→ Aim
Please retype the data in full and exactly; the pictures are not part of the copy.

- - -

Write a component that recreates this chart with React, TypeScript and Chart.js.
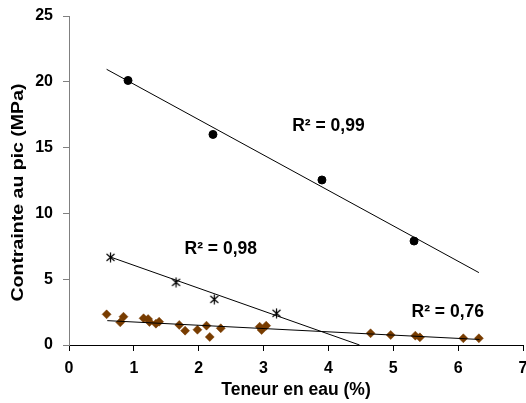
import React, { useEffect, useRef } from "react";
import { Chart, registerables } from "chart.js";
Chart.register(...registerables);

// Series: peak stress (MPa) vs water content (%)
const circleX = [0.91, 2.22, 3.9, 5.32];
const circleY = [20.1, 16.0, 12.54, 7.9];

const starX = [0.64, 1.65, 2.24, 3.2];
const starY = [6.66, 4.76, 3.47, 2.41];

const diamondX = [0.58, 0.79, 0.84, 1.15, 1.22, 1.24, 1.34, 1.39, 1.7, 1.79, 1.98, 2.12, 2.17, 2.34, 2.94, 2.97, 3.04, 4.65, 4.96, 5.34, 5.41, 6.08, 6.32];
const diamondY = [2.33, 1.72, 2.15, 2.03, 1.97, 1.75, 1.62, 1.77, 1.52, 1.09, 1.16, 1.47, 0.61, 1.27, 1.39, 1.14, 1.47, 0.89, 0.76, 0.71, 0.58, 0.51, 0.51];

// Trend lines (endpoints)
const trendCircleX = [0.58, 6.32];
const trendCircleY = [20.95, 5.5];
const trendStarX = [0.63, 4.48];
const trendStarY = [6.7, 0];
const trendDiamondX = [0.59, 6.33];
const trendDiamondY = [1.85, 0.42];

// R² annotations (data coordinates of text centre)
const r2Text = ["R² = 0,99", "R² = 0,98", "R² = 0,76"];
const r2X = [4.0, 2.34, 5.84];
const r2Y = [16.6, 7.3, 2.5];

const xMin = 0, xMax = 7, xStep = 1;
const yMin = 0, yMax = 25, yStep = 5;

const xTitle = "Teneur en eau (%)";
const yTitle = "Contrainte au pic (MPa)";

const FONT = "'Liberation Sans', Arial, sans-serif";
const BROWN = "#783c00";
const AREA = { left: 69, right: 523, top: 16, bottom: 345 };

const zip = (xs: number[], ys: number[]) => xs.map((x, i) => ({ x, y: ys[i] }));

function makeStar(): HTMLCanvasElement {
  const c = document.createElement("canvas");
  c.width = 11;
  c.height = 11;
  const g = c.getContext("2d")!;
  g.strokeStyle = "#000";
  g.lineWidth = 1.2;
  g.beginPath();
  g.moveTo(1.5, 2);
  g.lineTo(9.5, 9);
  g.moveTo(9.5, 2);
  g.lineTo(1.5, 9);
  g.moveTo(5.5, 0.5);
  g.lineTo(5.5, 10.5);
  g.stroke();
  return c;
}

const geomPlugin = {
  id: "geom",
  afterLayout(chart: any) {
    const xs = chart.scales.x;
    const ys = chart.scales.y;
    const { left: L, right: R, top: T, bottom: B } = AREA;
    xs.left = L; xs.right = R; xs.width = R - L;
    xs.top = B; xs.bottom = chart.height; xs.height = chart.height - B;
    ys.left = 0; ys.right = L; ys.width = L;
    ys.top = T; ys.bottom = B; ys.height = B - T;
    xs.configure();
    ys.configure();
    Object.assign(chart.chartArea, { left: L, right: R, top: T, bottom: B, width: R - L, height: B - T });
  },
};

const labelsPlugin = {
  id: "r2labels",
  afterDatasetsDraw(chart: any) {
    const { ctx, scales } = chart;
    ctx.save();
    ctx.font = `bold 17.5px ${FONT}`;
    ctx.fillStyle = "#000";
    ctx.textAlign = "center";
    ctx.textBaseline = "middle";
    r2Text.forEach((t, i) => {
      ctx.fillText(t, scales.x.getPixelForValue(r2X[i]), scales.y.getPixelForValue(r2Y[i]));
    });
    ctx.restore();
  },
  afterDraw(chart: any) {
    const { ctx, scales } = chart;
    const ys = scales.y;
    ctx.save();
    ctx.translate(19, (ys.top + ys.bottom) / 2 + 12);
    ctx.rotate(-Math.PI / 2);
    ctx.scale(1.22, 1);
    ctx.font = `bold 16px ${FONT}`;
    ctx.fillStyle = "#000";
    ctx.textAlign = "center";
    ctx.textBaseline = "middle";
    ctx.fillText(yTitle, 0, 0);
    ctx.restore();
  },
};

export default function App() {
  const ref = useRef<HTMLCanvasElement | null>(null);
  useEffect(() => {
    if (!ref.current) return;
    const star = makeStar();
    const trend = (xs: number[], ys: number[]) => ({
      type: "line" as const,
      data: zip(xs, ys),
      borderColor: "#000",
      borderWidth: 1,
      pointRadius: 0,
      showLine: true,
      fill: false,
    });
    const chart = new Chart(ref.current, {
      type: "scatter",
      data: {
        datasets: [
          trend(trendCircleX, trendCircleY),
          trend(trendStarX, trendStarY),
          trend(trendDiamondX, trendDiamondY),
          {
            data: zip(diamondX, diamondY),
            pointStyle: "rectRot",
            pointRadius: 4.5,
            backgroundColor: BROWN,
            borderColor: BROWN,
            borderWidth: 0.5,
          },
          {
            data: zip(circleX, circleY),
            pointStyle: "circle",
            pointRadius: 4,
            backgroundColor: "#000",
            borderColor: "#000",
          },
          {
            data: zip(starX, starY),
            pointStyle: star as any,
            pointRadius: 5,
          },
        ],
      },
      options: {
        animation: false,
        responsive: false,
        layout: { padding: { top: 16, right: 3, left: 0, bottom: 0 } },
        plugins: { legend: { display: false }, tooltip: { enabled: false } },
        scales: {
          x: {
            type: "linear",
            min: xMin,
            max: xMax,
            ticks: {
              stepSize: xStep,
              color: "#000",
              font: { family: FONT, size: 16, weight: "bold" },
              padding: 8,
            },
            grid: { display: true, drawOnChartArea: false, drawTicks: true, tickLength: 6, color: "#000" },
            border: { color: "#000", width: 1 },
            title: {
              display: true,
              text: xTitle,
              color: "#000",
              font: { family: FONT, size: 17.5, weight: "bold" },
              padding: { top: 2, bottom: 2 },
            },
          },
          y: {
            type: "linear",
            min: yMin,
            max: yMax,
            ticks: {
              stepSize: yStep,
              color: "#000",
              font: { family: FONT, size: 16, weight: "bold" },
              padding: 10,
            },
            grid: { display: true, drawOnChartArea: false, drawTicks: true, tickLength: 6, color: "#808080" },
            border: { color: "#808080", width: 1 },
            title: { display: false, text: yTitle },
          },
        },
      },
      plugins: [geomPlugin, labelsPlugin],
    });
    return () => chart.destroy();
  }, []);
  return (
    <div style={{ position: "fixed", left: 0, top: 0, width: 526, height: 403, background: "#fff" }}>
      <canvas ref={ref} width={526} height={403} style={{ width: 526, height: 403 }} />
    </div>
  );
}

- - -

→ Task solution
Write a component that recreates this chart with React, TypeScript and Chart.js.
import React, { useEffect, useRef } from "react";
import { Chart, registerables } from "chart.js";
Chart.register(...registerables);

// Series: peak stress (MPa) vs water content (%)
const circleX = [0.91, 2.22, 3.9, 5.32];
const circleY = [20.1, 16.0, 12.54, 7.9];

const starX = [0.64, 1.65, 2.24, 3.2];
const starY = [6.66, 4.76, 3.47, 2.41];

const diamondX = [0.58, 0.79, 0.84, 1.15, 1.22, 1.24, 1.34, 1.39, 1.7, 1.79, 1.98, 2.12, 2.17, 2.34, 2.94, 2.97, 3.04, 4.65, 4.96, 5.34, 5.41, 6.08, 6.32];
const diamondY = [2.33, 1.72, 2.15, 2.03, 1.97, 1.75, 1.62, 1.77, 1.52, 1.09, 1.16, 1.47, 0.61, 1.27, 1.39, 1.14, 1.47, 0.89, 0.76, 0.71, 0.58, 0.51, 0.51];

// Trend lines (endpoints)
const trendCircleX = [0.58, 6.32];
const trendCircleY = [20.95, 5.5];
const trendStarX = [0.63, 4.48];
const trendStarY = [6.7, 0];
const trendDiamondX = [0.59, 6.33];
const trendDiamondY = [1.85, 0.42];

// R² annotations (data coordinates of text centre)
const r2Text = ["R² = 0,99", "R² = 0,98", "R² = 0,76"];
const r2X = [4.0, 2.34, 5.84];
const r2Y = [16.6, 7.3, 2.5];

const xMin = 0, xMax = 7, xStep = 1;
const yMin = 0, yMax = 25, yStep = 5;

const xTitle = "Teneur en eau (%)";
const yTitle = "Contrainte au pic (MPa)";

const FONT = "'Liberation Sans', Arial, sans-serif";
const BROWN = "#783c00";
const AREA = { left: 69, right: 523, top: 16, bottom: 345 };

const zip = (xs: number[], ys: number[]) => xs.map((x, i) => ({ x, y: ys[i] }));

function makeStar(): HTMLCanvasElement {
  const c = document.createElement("canvas");
  c.width = 11;
  c.height = 11;
  const g = c.getContext("2d")!;
  g.strokeStyle = "#000";
  g.lineWidth = 1.2;
  g.beginPath();
  g.moveTo(1.5, 2);
  g.lineTo(9.5, 9);
  g.moveTo(9.5, 2);
  g.lineTo(1.5, 9);
  g.moveTo(5.5, 0.5);
  g.lineTo(5.5, 10.5);
  g.stroke();
  return c;
}

const geomPlugin = {
  id: "geom",
  afterLayout(chart: any) {
    const xs = chart.scales.x;
    const ys = chart.scales.y;
    const { left: L, right: R, top: T, bottom: B } = AREA;
    xs.left = L; xs.right = R; xs.width = R - L;
    xs.top = B; xs.bottom = chart.height; xs.height = chart.height - B;
    ys.left = 0; ys.right = L; ys.width = L;
    ys.top = T; ys.bottom = B; ys.height = B - T;
    xs.configure();
    ys.configure();
    Object.assign(chart.chartArea, { left: L, right: R, top: T, bottom: B, width: R - L, height: B - T });
  },
};

const labelsPlugin = {
  id: "r2labels",
  afterDatasetsDraw(chart: any) {
    const { ctx, scales } = chart;
    ctx.save();
    ctx.font = `bold 17.5px ${FONT}`;
    ctx.fillStyle = "#000";
    ctx.textAlign = "center";
    ctx.textBaseline = "middle";
    r2Text.forEach((t, i) => {
      ctx.fillText(t, scales.x.getPixelForValue(r2X[i]), scales.y.getPixelForValue(r2Y[i]));
    });
    ctx.restore();
  },
  afterDraw(chart: any) {
    const { ctx, scales } = chart;
    const ys = scales.y;
    ctx.save();
    ctx.translate(19, (ys.top + ys.bottom) / 2 + 12);
    ctx.rotate(-Math.PI / 2);
    ctx.scale(1.22, 1);
    ctx.font = `bold 16px ${FONT}`;
    ctx.fillStyle = "#000";
    ctx.textAlign = "center";
    ctx.textBaseline = "middle";
    ctx.fillText(yTitle, 0, 0);
    ctx.restore();
  },
};

export default function App() {
  const ref = useRef<HTMLCanvasElement | null>(null);
  useEffect(() => {
    if (!ref.current) return;
    const star = makeStar();
    const trend = (xs: number[], ys: number[]) => ({
      type: "line" as const,
      data: zip(xs, ys),
      borderColor: "#000",
      borderWidth: 1,
      pointRadius: 0,
      showLine: true,
      fill: false,
    });
    const chart = new Chart(ref.current, {
      type: "scatter",
      data: {
        datasets: [
          trend(trendCircleX, trendCircleY),
          trend(trendStarX, trendStarY),
          trend(trendDiamondX, trendDiamondY),
          {
            data: zip(diamondX, diamondY),
            pointStyle: "rectRot",
            pointRadius: 4.5,
            backgroundColor: BROWN,
            borderColor: BROWN,
            borderWidth: 0.5,
          },
          {
            data: zip(circleX, circleY),
            pointStyle: "circle",
            pointRadius: 4,
            backgroundColor: "#000",
            borderColor: "#000",
          },
          {
            data: zip(starX, starY),
            pointStyle: star as any,
            pointRadius: 5,
          },
        ],
      },
      options: {
        animation: false,
        responsive: false,
        layout: { padding: { top: 16, right: 3, left: 0, bottom: 0 } },
        plugins: { legend: { display: false }, tooltip: { enabled: false } },
        scales: {
          x: {
            type: "linear",
            min: xMin,
            max: xMax,
            ticks: {
              stepSize: xStep,
              color: "#000",
              font: { family: FONT, size: 16, weight: "bold" },
              padding: 8,
            },
            grid: { display: true, drawOnChartArea: false, drawTicks: true, tickLength: 6, color: "#000" },
            border: { color: "#000", width: 1 },
            title: {
              display: true,
              text: xTitle,
              color: "#000",
              font: { family: FONT, size: 17.5, weight: "bold" },
              padding: { top: 2, bottom: 2 },
            },
          },
          y: {
            type: "linear",
            min: yMin,
            max: yMax,
            ticks: {
              stepSize: yStep,
              color: "#000",
              font: { family: FONT, size: 16, weight: "bold" },
              padding: 10,
            },
            grid: { display: true, drawOnChartArea: false, drawTicks: true, tickLength: 6, color: "#808080" },
            border: { color: "#808080", width: 1 },
            title: { display: false, text: yTitle },
          },
        },
      },
      plugins: [geomPlugin, labelsPlugin],
    });
    return () => chart.destroy();
  }, []);
  return (
    <div style={{ position: "fixed", left: 0, top: 0, width: 526, height: 403, background: "#fff" }}>
      <canvas ref={ref} width={526} height={403} style={{ width: 526, height: 403 }} />
    </div>
  );
}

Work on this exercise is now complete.